--- BEGIN EXTRACTED ENTRIES ---
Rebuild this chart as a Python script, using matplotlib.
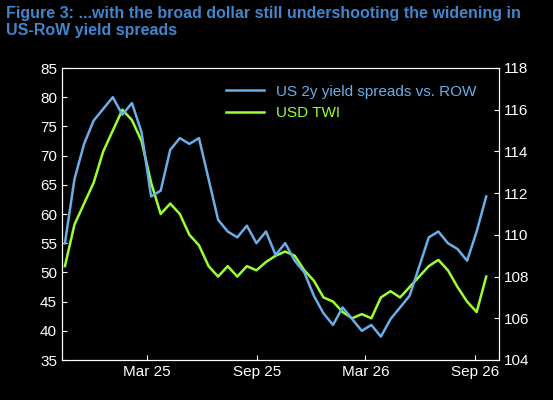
import pandas as pd
import matplotlib.pyplot as plt
import matplotlib.dates as mdates

plt.rcParams['font.family'] = ['Liberation Sans', 'DejaVu Sans']

# semi-monthly readings
dates = pd.date_range("2024-10-15", periods=45, freq="16D")
spread = [55, 66, 72, 76, 78, 80, 77, 79, 74, 63, 64, 71, 73, 72, 73, 66, 59, 57, 56, 58,
          55, 57, 53, 55, 52, 50, 46, 43, 41, 44, 42, 40, 41, 39, 42, 44, 46, 51, 56, 57,
          55, 54, 52, 57, 63]
twi = [108.5, 110.5, 111.5, 112.5, 114, 115, 116, 115.5, 114.5, 112.5, 111, 111.5, 111, 110,
       109.5, 108.5, 108, 108.5, 108, 108.5, 108.3, 108.7, 109, 109.2, 109, 108.3, 107.8, 107,
       106.8, 106.3, 106, 106.2, 106, 107, 107.3, 107, 107.5, 108, 108.5, 108.8, 108.3, 107.5,
       106.8, 106.3, 108]

blue = "#6aaee8"
green = "#99ff33"
title_col = "#3f86cf"

fig = plt.figure(figsize=(5.53, 4.0), dpi=100, facecolor="black")
ax = fig.add_axes([0.112, 0.1, 0.79, 0.73], facecolor="black")
ax2 = ax.twinx()

l1, = ax.plot(dates, spread, color=blue, lw=1.8)
l2, = ax2.plot(dates, twi, color=green, lw=1.8)
ax.set_zorder(ax2.get_zorder() + 1)
ax.patch.set_visible(False)

ax.set_ylim(35, 85)
ax.set_yticks(range(35, 86, 5))
ax2.set_ylim(104, 118)
ax2.set_yticks(range(104, 119, 2))
ax.set_xlim(pd.Timestamp("2024-10-10"), pd.Timestamp("2026-10-10"))
ax.xaxis.set_major_locator(mdates.MonthLocator(bymonth=[3, 9]))
ax.xaxis.set_major_formatter(mdates.DateFormatter("%b %y"))

for a in (ax, ax2):
    a.tick_params(colors="white", labelsize=11, direction="in")
    for s in a.spines.values():
        s.set_color("white")

leg = ax.legend([l1, l2], ["US 2y yield spreads vs. ROW", "USD TWI"], loc="upper right",
                bbox_to_anchor=(0.98, 0.99), frameon=False, fontsize=11, handlelength=2.5)
for t, c in zip(leg.get_texts(), [blue, green]):
    t.set_color(c)

fig.text(0.01, 0.985, "Figure 3: ...with the broad dollar still undershooting the widening in\nUS-RoW yield spreads",
         color=title_col, fontsize=11.5, fontweight="bold", va="top")

fig.savefig("out.png", dpi=100, facecolor="black")
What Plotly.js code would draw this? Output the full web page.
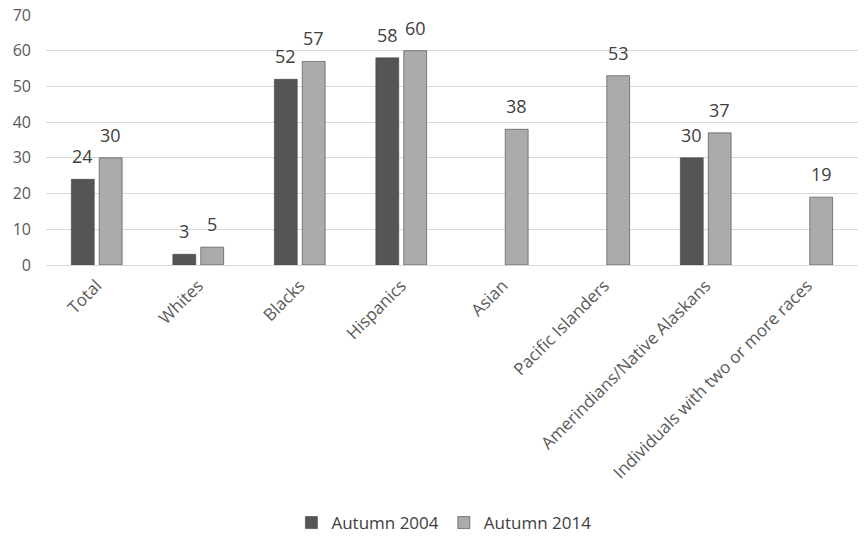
<!DOCTYPE html>
<html>
<head>
<meta charset="utf-8">
<script src="https://cdn.plot.ly/plotly-3.0.1.min.js"></script>
<style>
  html, body { margin: 0; padding: 0; background: #ffffff; }
  #chart { width: 867px; height: 542px; }
</style>
</head>
<body>
<div id="chart"></div>
<script>
// Groups shown along the x axis
const categories = [
  "Total",
  "Whites",
  "Blacks",
  "Hispanics",
  "Asian",
  "Pacific Islanders",
  "Amerindians/Native Alaskans",
  "Individuals with two or more races"
];

// Percentages per group; null where no figure was reported
const autumn2004 = [24, 3, 52, 58, null, null, 30, null];
const autumn2014 = [30, 5, 57, 60, 38, 53, 37, 19];

const seriesNames = ["Autumn 2004", "Autumn 2014"];
const seriesColors = ["#555555", "#ababab"];
const yTicks = [0, 10, 20, 30, 40, 50, 60, 70];

const fontFamily = "'Open Sans', 'Liberation Sans', sans-serif";

// Bar geometry (fractions of one category slot)
const BAR_GAP = 0.45;
const GROUP_GAP = 0.18;
const slot = (1 - BAR_GAP) / 2;          // width of one series slot, data units
const centerOffset = slot / 2;           // bar centre distance from category centre

const seriesValues = [autumn2004, autumn2014];

const data = seriesValues.map((values, s) => ({
  type: "bar",
  name: seriesNames[s],
  x: categories,
  y: values,
  marker: { color: seriesColors[s], line: { color: "#3f3f3f", width: 0.6 } },
  hoverinfo: "x+y+name"
}));

// Value labels floating above each bar
const annotations = [];
seriesValues.forEach((values, s) => {
  const dx = s === 0 ? -centerOffset : centerOffset;
  values.forEach((v, i) => {
    if (v === null) return;
    annotations.push({
      xref: "x",
      yref: "y",
      x: i + dx,
      y: v,
      text: String(v),
      showarrow: false,
      xanchor: "center",
      yanchor: "bottom",
      yshift: 9,
      font: { family: fontFamily, size: 18, color: "#404040" }
    });
  });
});

const layout = {
  width: 867,
  height: 542,
  margin: { l: 46, r: 9, t: 15, b: 277 },
  paper_bgcolor: "#ffffff",
  plot_bgcolor: "#ffffff",
  font: { family: fontFamily, size: 16, color: "#595959" },
  barmode: "group",
  bargap: BAR_GAP,
  bargroupgap: GROUP_GAP,
  showlegend: true,
  legend: {
    orientation: "h",
    x: 0.512,
    xanchor: "center",
    xref: "container",
    y: 0.035,
    yref: "container",
    yanchor: "middle",
    font: { family: fontFamily, size: 17, color: "#404040" },
    itemwidth: 30,
    traceorder: "normal"
  },
  annotations: annotations,
  xaxis: {
    type: "category",
    tickangle: -45,
    tickfont: { family: fontFamily, size: 17, color: "#595959" },
    showgrid: false,
    showline: true,
    linecolor: "#d9d9d9",
    linewidth: 1,
    ticks: "",
    ticklabelstandoff: 3,
    automargin: false
  },
  yaxis: {
    range: [0, 70],
    tickvals: yTicks,
    ticktext: yTicks.map(String),
    tickfont: { family: fontFamily, size: 16, color: "#595959" },
    showgrid: true,
    gridcolor: "#d9d9d9",
    gridwidth: 1,
    zeroline: false,
    showline: false,
    ticks: "",
    ticklabelstandoff: 14,
    automargin: false
  }
};

Plotly.newPlot("chart", data, layout, { displayModeBar: false, staticPlot: true });
</script>
</body>
</html>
--- END EXTRACTED ENTRIES ---
__SET TASK__. Keep the pictures out of your copy, and repeat every entry above exactly.

__OUTPUT OF THE TASK__.
Rebuild this chart as a Python script, using matplotlib.
import pandas as pd
import matplotlib.pyplot as plt
import matplotlib.dates as mdates

plt.rcParams['font.family'] = ['Liberation Sans', 'DejaVu Sans']

# semi-monthly readings
dates = pd.date_range("2024-10-15", periods=45, freq="16D")
spread = [55, 66, 72, 76, 78, 80, 77, 79, 74, 63, 64, 71, 73, 72, 73, 66, 59, 57, 56, 58,
          55, 57, 53, 55, 52, 50, 46, 43, 41, 44, 42, 40, 41, 39, 42, 44, 46, 51, 56, 57,
          55, 54, 52, 57, 63]
twi = [108.5, 110.5, 111.5, 112.5, 114, 115, 116, 115.5, 114.5, 112.5, 111, 111.5, 111, 110,
       109.5, 108.5, 108, 108.5, 108, 108.5, 108.3, 108.7, 109, 109.2, 109, 108.3, 107.8, 107,
       106.8, 106.3, 106, 106.2, 106, 107, 107.3, 107, 107.5, 108, 108.5, 108.8, 108.3, 107.5,
       106.8, 106.3, 108]

blue = "#6aaee8"
green = "#99ff33"
title_col = "#3f86cf"

fig = plt.figure(figsize=(5.53, 4.0), dpi=100, facecolor="black")
ax = fig.add_axes([0.112, 0.1, 0.79, 0.73], facecolor="black")
ax2 = ax.twinx()

l1, = ax.plot(dates, spread, color=blue, lw=1.8)
l2, = ax2.plot(dates, twi, color=green, lw=1.8)
ax.set_zorder(ax2.get_zorder() + 1)
ax.patch.set_visible(False)

ax.set_ylim(35, 85)
ax.set_yticks(range(35, 86, 5))
ax2.set_ylim(104, 118)
ax2.set_yticks(range(104, 119, 2))
ax.set_xlim(pd.Timestamp("2024-10-10"), pd.Timestamp("2026-10-10"))
ax.xaxis.set_major_locator(mdates.MonthLocator(bymonth=[3, 9]))
ax.xaxis.set_major_formatter(mdates.DateFormatter("%b %y"))

for a in (ax, ax2):
    a.tick_params(colors="white", labelsize=11, direction="in")
    for s in a.spines.values():
        s.set_color("white")

leg = ax.legend([l1, l2], ["US 2y yield spreads vs. ROW", "USD TWI"], loc="upper right",
                bbox_to_anchor=(0.98, 0.99), frameon=False, fontsize=11, handlelength=2.5)
for t, c in zip(leg.get_texts(), [blue, green]):
    t.set_color(c)

fig.text(0.01, 0.985, "Figure 3: ...with the broad dollar still undershooting the widening in\nUS-RoW yield spreads",
         color=title_col, fontsize=11.5, fontweight="bold", va="top")

fig.savefig("out.png", dpi=100, facecolor="black")
What Plotly.js code would draw this? Output the full web page.
<!DOCTYPE html>
<html>
<head>
<meta charset="utf-8">
<script src="https://cdn.plot.ly/plotly-3.0.1.min.js"></script>
<style>
  html, body { margin: 0; padding: 0; background: #ffffff; }
  #chart { width: 867px; height: 542px; }
</style>
</head>
<body>
<div id="chart"></div>
<script>
// Groups shown along the x axis
const categories = [
  "Total",
  "Whites",
  "Blacks",
  "Hispanics",
  "Asian",
  "Pacific Islanders",
  "Amerindians/Native Alaskans",
  "Individuals with two or more races"
];

// Percentages per group; null where no figure was reported
const autumn2004 = [24, 3, 52, 58, null, null, 30, null];
const autumn2014 = [30, 5, 57, 60, 38, 53, 37, 19];

const seriesNames = ["Autumn 2004", "Autumn 2014"];
const seriesColors = ["#555555", "#ababab"];
const yTicks = [0, 10, 20, 30, 40, 50, 60, 70];

const fontFamily = "'Open Sans', 'Liberation Sans', sans-serif";

// Bar geometry (fractions of one category slot)
const BAR_GAP = 0.45;
const GROUP_GAP = 0.18;
const slot = (1 - BAR_GAP) / 2;          // width of one series slot, data units
const centerOffset = slot / 2;           // bar centre distance from category centre

const seriesValues = [autumn2004, autumn2014];

const data = seriesValues.map((values, s) => ({
  type: "bar",
  name: seriesNames[s],
  x: categories,
  y: values,
  marker: { color: seriesColors[s], line: { color: "#3f3f3f", width: 0.6 } },
  hoverinfo: "x+y+name"
}));

// Value labels floating above each bar
const annotations = [];
seriesValues.forEach((values, s) => {
  const dx = s === 0 ? -centerOffset : centerOffset;
  values.forEach((v, i) => {
    if (v === null) return;
    annotations.push({
      xref: "x",
      yref: "y",
      x: i + dx,
      y: v,
      text: String(v),
      showarrow: false,
      xanchor: "center",
      yanchor: "bottom",
      yshift: 9,
      font: { family: fontFamily, size: 18, color: "#404040" }
    });
  });
});

const layout = {
  width: 867,
  height: 542,
  margin: { l: 46, r: 9, t: 15, b: 277 },
  paper_bgcolor: "#ffffff",
  plot_bgcolor: "#ffffff",
  font: { family: fontFamily, size: 16, color: "#595959" },
  barmode: "group",
  bargap: BAR_GAP,
  bargroupgap: GROUP_GAP,
  showlegend: true,
  legend: {
    orientation: "h",
    x: 0.512,
    xanchor: "center",
    xref: "container",
    y: 0.035,
    yref: "container",
    yanchor: "middle",
    font: { family: fontFamily, size: 17, color: "#404040" },
    itemwidth: 30,
    traceorder: "normal"
  },
  annotations: annotations,
  xaxis: {
    type: "category",
    tickangle: -45,
    tickfont: { family: fontFamily, size: 17, color: "#595959" },
    showgrid: false,
    showline: true,
    linecolor: "#d9d9d9",
    linewidth: 1,
    ticks: "",
    ticklabelstandoff: 3,
    automargin: false
  },
  yaxis: {
    range: [0, 70],
    tickvals: yTicks,
    ticktext: yTicks.map(String),
    tickfont: { family: fontFamily, size: 16, color: "#595959" },
    showgrid: true,
    gridcolor: "#d9d9d9",
    gridwidth: 1,
    zeroline: false,
    showline: false,
    ticks: "",
    ticklabelstandoff: 14,
    automargin: false
  }
};

Plotly.newPlot("chart", data, layout, { displayModeBar: false, staticPlot: true });
</script>
</body>
</html>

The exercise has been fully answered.